Find the lines that hold "with". Report only how many there are.

• _Material for this task_:
════════

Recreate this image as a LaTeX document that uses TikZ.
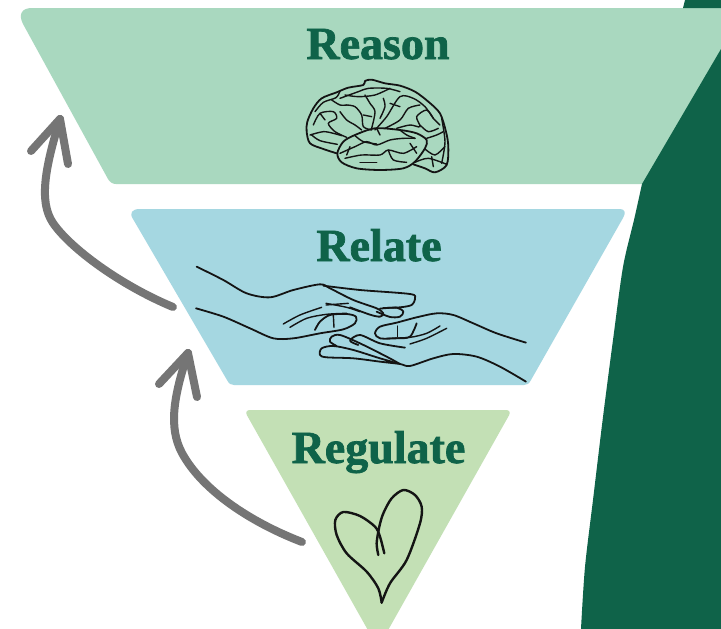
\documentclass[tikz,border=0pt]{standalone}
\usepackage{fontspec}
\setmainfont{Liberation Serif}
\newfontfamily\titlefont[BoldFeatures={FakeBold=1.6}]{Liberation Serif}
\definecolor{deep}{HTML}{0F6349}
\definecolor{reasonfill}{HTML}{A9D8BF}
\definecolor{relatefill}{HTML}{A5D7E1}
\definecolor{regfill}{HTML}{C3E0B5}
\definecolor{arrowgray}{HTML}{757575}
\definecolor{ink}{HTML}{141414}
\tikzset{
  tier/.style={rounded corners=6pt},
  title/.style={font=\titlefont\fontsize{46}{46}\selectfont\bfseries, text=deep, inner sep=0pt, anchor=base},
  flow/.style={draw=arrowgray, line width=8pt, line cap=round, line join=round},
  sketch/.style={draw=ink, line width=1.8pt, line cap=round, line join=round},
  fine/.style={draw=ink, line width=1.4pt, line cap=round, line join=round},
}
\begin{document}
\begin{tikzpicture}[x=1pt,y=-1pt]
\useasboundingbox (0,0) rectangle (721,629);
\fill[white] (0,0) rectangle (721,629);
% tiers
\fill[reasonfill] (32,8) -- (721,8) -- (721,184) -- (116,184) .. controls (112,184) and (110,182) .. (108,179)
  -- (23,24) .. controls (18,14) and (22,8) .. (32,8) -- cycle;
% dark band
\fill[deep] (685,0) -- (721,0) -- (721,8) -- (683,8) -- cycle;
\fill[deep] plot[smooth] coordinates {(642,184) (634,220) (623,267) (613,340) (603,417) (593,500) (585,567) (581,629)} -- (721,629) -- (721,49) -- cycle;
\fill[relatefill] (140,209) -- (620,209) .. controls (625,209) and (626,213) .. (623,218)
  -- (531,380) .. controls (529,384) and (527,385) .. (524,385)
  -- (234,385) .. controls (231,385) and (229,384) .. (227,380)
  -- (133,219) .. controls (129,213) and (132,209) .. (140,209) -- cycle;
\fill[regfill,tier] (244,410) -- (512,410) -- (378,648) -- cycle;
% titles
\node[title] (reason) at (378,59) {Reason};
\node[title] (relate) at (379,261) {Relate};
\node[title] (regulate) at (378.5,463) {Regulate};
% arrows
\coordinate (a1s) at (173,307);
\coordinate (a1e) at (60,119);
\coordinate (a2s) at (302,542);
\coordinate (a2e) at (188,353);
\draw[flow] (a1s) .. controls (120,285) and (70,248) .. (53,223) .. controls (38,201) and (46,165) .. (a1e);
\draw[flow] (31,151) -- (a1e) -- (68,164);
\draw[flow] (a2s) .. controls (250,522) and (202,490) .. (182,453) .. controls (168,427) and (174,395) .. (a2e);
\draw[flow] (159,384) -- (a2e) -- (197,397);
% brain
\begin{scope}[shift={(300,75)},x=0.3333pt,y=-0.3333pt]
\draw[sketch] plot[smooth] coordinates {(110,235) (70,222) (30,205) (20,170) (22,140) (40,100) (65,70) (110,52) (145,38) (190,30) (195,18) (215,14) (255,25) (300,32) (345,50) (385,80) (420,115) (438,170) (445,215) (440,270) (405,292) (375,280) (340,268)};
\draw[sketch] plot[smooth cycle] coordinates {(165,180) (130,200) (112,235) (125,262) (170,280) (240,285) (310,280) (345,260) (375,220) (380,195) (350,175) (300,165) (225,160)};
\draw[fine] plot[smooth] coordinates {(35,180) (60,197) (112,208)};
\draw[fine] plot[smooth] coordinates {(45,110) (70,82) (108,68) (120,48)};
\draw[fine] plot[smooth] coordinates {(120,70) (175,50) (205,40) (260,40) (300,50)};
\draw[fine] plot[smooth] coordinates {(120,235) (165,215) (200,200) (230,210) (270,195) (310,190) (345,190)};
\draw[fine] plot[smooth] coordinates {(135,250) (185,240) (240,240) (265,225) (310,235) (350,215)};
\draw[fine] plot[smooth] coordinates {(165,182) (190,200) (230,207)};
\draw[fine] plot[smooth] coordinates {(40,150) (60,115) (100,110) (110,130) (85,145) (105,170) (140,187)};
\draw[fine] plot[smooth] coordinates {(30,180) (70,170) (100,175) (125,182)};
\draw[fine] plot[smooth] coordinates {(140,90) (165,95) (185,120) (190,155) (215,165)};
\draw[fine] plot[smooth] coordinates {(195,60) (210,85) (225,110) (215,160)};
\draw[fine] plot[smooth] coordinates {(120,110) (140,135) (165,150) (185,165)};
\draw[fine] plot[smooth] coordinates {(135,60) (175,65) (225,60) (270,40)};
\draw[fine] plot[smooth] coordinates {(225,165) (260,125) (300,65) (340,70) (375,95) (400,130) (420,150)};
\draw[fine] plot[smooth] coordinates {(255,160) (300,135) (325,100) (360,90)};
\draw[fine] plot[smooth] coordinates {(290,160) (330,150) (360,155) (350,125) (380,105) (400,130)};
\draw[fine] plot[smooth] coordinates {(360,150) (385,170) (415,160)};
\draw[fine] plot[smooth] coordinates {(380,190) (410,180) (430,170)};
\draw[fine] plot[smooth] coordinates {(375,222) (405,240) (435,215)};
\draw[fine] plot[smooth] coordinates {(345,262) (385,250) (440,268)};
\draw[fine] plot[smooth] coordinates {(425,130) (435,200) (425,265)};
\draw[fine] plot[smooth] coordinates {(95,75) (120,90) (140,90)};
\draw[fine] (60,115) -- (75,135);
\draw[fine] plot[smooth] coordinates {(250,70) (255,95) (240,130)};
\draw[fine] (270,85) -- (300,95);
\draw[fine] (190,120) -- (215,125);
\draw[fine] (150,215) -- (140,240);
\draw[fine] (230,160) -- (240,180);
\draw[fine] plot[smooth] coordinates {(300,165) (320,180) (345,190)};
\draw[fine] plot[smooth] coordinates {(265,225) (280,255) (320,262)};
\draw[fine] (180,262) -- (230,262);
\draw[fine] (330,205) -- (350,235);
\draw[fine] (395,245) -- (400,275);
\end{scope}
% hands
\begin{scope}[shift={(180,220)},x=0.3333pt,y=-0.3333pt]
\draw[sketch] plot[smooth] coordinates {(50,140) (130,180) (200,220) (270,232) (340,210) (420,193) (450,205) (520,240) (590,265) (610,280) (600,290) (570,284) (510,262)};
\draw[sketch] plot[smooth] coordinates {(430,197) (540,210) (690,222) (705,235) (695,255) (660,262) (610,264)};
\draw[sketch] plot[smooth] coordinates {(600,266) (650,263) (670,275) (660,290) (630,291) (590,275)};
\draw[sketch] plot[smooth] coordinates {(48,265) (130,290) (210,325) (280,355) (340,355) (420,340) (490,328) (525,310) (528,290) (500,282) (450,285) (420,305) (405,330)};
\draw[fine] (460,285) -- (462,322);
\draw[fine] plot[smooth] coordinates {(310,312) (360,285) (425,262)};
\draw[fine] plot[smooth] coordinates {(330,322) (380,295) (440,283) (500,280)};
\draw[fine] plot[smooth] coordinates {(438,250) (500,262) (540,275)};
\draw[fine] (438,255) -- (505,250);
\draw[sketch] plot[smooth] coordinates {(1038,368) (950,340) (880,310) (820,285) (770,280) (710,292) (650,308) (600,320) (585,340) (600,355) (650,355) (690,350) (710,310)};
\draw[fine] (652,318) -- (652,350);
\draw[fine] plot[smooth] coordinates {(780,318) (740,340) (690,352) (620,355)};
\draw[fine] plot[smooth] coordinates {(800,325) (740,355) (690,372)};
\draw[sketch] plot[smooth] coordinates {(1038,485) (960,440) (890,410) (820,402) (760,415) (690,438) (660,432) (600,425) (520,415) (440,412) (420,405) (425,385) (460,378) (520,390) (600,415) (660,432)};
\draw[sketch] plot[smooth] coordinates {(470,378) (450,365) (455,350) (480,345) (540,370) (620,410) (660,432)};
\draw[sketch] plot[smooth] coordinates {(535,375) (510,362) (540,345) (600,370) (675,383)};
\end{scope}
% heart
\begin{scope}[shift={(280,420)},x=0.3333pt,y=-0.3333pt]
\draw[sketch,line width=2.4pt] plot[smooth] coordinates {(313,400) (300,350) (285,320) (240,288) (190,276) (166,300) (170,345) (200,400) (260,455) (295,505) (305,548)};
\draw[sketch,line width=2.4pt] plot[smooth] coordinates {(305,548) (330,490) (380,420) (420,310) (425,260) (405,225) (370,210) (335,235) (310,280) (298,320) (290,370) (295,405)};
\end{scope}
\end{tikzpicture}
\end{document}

════════

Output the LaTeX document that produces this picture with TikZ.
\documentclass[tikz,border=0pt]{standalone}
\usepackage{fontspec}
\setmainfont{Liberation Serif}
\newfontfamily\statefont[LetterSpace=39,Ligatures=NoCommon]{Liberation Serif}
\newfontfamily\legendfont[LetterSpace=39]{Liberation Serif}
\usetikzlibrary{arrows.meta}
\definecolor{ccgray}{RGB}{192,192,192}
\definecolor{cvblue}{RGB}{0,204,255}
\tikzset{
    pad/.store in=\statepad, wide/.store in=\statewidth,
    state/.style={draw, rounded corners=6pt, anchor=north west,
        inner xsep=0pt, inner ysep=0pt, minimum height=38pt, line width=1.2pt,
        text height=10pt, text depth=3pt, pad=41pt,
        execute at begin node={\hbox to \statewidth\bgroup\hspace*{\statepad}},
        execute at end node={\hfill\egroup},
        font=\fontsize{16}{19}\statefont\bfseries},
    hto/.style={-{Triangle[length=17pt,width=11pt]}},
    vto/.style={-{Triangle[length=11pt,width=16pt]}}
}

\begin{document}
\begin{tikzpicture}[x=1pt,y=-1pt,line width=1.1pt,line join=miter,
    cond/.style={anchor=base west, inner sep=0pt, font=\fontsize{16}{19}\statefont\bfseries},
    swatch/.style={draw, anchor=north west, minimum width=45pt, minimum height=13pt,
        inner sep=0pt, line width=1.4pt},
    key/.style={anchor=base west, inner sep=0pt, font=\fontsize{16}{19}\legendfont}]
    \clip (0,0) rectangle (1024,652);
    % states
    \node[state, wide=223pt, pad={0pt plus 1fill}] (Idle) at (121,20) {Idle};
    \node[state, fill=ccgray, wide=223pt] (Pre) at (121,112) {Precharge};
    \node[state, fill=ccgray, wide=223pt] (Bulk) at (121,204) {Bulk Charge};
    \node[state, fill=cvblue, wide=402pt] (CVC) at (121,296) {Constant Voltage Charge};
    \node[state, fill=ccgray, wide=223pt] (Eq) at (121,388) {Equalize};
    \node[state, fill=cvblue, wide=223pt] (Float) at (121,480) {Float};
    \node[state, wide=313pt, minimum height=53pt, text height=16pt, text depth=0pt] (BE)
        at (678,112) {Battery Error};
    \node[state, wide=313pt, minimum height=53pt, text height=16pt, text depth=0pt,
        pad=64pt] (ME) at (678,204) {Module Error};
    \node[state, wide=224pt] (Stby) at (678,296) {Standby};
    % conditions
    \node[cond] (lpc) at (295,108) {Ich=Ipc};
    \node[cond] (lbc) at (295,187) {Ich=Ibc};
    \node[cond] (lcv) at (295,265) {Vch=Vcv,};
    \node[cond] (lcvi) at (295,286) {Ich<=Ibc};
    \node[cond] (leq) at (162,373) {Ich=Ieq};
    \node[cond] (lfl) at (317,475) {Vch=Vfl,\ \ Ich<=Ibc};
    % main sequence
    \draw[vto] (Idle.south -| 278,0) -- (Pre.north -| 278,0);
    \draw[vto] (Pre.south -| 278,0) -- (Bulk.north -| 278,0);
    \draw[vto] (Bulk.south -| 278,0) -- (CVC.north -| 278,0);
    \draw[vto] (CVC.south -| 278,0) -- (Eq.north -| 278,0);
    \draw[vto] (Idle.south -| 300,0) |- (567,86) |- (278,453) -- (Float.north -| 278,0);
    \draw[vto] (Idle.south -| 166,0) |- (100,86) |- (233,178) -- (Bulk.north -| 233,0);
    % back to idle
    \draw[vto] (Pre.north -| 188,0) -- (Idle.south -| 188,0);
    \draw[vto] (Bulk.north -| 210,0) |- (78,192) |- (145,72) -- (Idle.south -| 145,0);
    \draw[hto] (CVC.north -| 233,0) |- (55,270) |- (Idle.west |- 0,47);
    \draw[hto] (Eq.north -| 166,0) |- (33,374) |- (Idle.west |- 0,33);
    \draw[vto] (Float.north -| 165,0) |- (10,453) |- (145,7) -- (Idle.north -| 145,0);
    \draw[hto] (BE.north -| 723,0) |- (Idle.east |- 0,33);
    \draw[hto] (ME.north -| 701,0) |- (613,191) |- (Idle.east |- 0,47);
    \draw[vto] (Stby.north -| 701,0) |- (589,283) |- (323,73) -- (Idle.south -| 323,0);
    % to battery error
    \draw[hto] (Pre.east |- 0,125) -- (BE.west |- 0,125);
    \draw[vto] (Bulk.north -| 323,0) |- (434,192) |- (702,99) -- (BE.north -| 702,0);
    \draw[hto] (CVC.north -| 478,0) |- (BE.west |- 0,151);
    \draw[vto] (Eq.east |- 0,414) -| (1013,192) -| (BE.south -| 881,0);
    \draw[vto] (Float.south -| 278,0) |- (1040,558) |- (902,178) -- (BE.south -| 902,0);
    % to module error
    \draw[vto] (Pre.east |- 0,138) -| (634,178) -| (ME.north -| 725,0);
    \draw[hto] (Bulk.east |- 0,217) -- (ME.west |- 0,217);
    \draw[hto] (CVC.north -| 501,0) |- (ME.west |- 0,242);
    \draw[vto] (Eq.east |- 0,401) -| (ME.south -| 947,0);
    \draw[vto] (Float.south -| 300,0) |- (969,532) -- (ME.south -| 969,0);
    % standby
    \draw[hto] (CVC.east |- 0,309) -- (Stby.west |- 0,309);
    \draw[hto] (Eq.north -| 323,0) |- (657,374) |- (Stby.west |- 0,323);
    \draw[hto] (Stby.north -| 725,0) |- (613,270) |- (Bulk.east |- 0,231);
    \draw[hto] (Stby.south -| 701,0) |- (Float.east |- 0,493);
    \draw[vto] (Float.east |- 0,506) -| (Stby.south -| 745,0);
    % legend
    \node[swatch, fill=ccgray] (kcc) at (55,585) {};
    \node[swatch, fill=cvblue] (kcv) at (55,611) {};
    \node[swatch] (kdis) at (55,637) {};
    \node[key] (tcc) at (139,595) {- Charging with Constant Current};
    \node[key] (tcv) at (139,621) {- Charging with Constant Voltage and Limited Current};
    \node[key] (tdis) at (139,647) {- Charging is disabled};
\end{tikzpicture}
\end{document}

════════

• _Final result_: 3